* [Dataset section]
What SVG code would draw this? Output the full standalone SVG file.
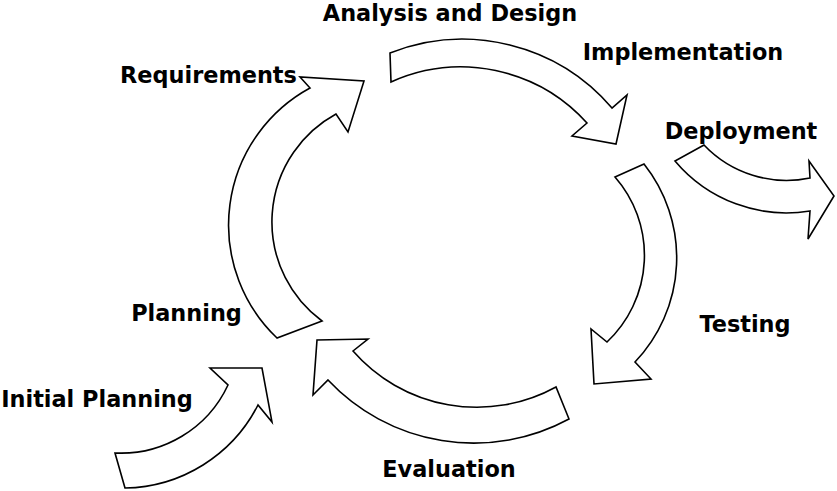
<svg xmlns="http://www.w3.org/2000/svg" width="837" height="491" viewBox="0 0 837 491">
<style>
.arrow{fill:#ffffff;stroke:#000000;stroke-width:1.6;stroke-linejoin:miter}
.lbl{font-family:"DejaVu Sans","Liberation Sans",sans-serif;font-weight:bold;font-size:22.4px;fill:#000000;text-anchor:middle}
</style>
<rect x="0" y="0" width="837" height="491" fill="#ffffff"/>
<g id="connectors">
<path id="arrow-requirements" class="arrow" d="M 277,338 A 156 156 0 0 1 310,88 L 300,77 L 364,81 L 348,132 L 336,114 A 123 123 0 0 0 322,321 Z"/>
<path id="arrow-analysis" class="arrow" d="M 390,53 A 197 197 0 0 1 612,108 L 627,95 L 616,144 L 572,136 L 587,123 A 170 170 0 0 0 391,82 Z"/>
<path id="arrow-deployment" class="arrow" d="M 704,145 L 675,161 A 145.6 145.6 0 0 0 810,211 L 808,239 L 834,196 L 809,161 L 810,178 A 114 114 0 0 1 704,145 Z"/>
<path id="arrow-testing" class="arrow" d="M 615,177 L 644,164 A 151 151 0 0 1 635,362 L 651,379 L 594,384 L 591,329 L 607,342 A 119 119 0 0 0 615,177 Z"/>
<path id="arrow-evaluation" class="arrow" d="M 569,419 L 556,387 A 164.5 164.5 0 0 1 353,351 L 368,339 L 317,340 L 313,395 L 328,380 A 200 200 0 0 0 569,419 Z"/>
<path id="arrow-initial" class="arrow" d="M 125,488 L 115,453 A 118 118 0 0 0 228,385 L 210,368 L 262,368 L 272,422 L 258,405 A 152 152 0 0 1 125,488 Z"/>
</g>
<g id="node-analysis"><text class="lbl" x="450" y="21">Analysis and Design</text></g>
<g id="node-implementation"><text class="lbl" x="683" y="59.5">Implementation</text></g>
<g id="node-requirements"><text class="lbl" x="208.5" y="83">Requirements</text></g>
<g id="node-deployment"><text class="lbl" x="741" y="138.5">Deployment</text></g>
<g id="node-planning"><text class="lbl" x="186.5" y="320.5">Planning</text></g>
<g id="node-testing"><text class="lbl" x="745" y="331.5">Testing</text></g>
<g id="node-initial"><text class="lbl" x="97" y="406.5">Initial Planning</text></g>
<g id="node-evaluation"><text class="lbl" x="449" y="477">Evaluation</text></g>
</svg>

* [Given request]
Copy the listing in full and without alteration, omitting every picture.

* [Answer in full]
What SVG code would draw this? Output the full standalone SVG file.
<svg xmlns="http://www.w3.org/2000/svg" width="837" height="491" viewBox="0 0 837 491">
<style>
.arrow{fill:#ffffff;stroke:#000000;stroke-width:1.6;stroke-linejoin:miter}
.lbl{font-family:"DejaVu Sans","Liberation Sans",sans-serif;font-weight:bold;font-size:22.4px;fill:#000000;text-anchor:middle}
</style>
<rect x="0" y="0" width="837" height="491" fill="#ffffff"/>
<g id="connectors">
<path id="arrow-requirements" class="arrow" d="M 277,338 A 156 156 0 0 1 310,88 L 300,77 L 364,81 L 348,132 L 336,114 A 123 123 0 0 0 322,321 Z"/>
<path id="arrow-analysis" class="arrow" d="M 390,53 A 197 197 0 0 1 612,108 L 627,95 L 616,144 L 572,136 L 587,123 A 170 170 0 0 0 391,82 Z"/>
<path id="arrow-deployment" class="arrow" d="M 704,145 L 675,161 A 145.6 145.6 0 0 0 810,211 L 808,239 L 834,196 L 809,161 L 810,178 A 114 114 0 0 1 704,145 Z"/>
<path id="arrow-testing" class="arrow" d="M 615,177 L 644,164 A 151 151 0 0 1 635,362 L 651,379 L 594,384 L 591,329 L 607,342 A 119 119 0 0 0 615,177 Z"/>
<path id="arrow-evaluation" class="arrow" d="M 569,419 L 556,387 A 164.5 164.5 0 0 1 353,351 L 368,339 L 317,340 L 313,395 L 328,380 A 200 200 0 0 0 569,419 Z"/>
<path id="arrow-initial" class="arrow" d="M 125,488 L 115,453 A 118 118 0 0 0 228,385 L 210,368 L 262,368 L 272,422 L 258,405 A 152 152 0 0 1 125,488 Z"/>
</g>
<g id="node-analysis"><text class="lbl" x="450" y="21">Analysis and Design</text></g>
<g id="node-implementation"><text class="lbl" x="683" y="59.5">Implementation</text></g>
<g id="node-requirements"><text class="lbl" x="208.5" y="83">Requirements</text></g>
<g id="node-deployment"><text class="lbl" x="741" y="138.5">Deployment</text></g>
<g id="node-planning"><text class="lbl" x="186.5" y="320.5">Planning</text></g>
<g id="node-testing"><text class="lbl" x="745" y="331.5">Testing</text></g>
<g id="node-initial"><text class="lbl" x="97" y="406.5">Initial Planning</text></g>
<g id="node-evaluation"><text class="lbl" x="449" y="477">Evaluation</text></g>
</svg>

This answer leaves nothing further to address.